Albert: Ideal Homes, Imaginary Elevations

Albert: Ideal Homes, Imaginary Elevations

First published: Summer 2020

Bethlem artist Albert’s geometries of place and space 

When a new inpatient joined the art group at River House in London’s Bethlem Royal psychiatric hospital, art coordinator Josip Livatovic and Bethlem Gallery founder, Karen Risby, were astonished to discover that he had brought with him more than 100 large drawings. Expertly executed in pencil and charcoal, he had made them during his previous confinements in prison and in Warlingham Park Hospital. It was 2007 when the new patient – known then and now only as “Albert” – revealed the drawings. Two years later, his work was chosen to be included in the “Outside In” exhibition at Pallant House Gallery in Sussex by then Head of Learning, Marc Steene. Today, Albert’s enigmatic drawings of architectural structures and geometrical spaces are displayed in Pallant House, the Bethlem Museum, the abcd Collection in Paris, and the Museum of Everything in London.

Albert is protective of his identity and his personal history, and Bethlem Gallery staff members have helped maintain his anonymity, understanding that medical histories and biographical details must not become the story and thus distract from the work itself. The artist is willing to divulge his year of birth (1962) and that he grew up in Thornton Heath, an unremarkable district of south London. One of his brothers was a talented poet, and Albert himself, as he puts it, “scribbled constantly” as a child. He simply describes his life after that as “difficult”. He is no longer hospitalised and lives in the community in supported accommodation, working at home, at the Bethlem Gallery or in a shared studio space.

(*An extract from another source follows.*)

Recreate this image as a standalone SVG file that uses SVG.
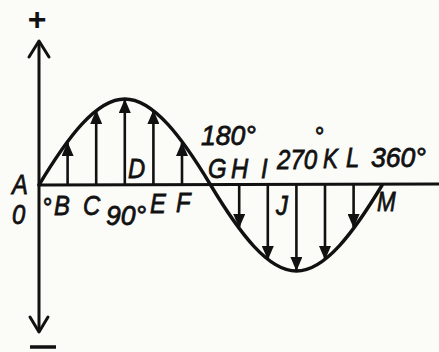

Albert used to work on found paper and would carry his pictures around with him, cherishing them but not yet certain of their worth. Nowadays, he enjoys the fact that he has access to paper of adequate quality. He has a sketchbook to hand at all times and often works on three or four pieces at once, although he says that he subsequently rejects a quarter of all his drawings. He explains that the first transfer of the image from imagination to paper must be performed quickly so as not to lose it, but then perfecting the work can take days, even weeks. He has experimented with colour but mainly comes back to monochrome.
 

Untitled, 2012, pencil and pen on paper, 33 x 23 in. / 84 x 59 cm, courtesy: Bethlem Gallery

Could he see himself in another life as an architect? No, perhaps a doctor. Does his drawing mimic the work of a professional draughtsman? No, he measures himself against the great artists of British tradition – Turner and Constable, for instance – but feels he falls far short of their attainments. Albert’s comments can be self-effacing; sometimes, despite the international recognition he now enjoys, he argues even against the label of “artist”, saying that his work is more an all-consuming hobby, a function above all of time and effort. As former director of the Bethlem Gallery, Beth Elliott, explains, “Growing up in an underprivileged environment, Albert does not see himself as an artist... he has never had people around him who could have supported and nurtured that identity”. He deflects attempts by viewers of his work to discover profundity, to uncover mysteries. “Nothing magical,” he says, although it seems that he himself finds the processes of creation magically satisfying and mysterious. He answers questions carefully and firmly, politely resisting interpretations: no, the images are not about incarceration or containment, as some commentators have suggested, nor do they symbolise release from confinement. He says that if they represent anything, it is ideal places – places that he would like to live in and that he imagines others inhabiting. He adds that privacy and safety may be other elements that the designs evoke for him; the walls and fences are protective rather than restricting.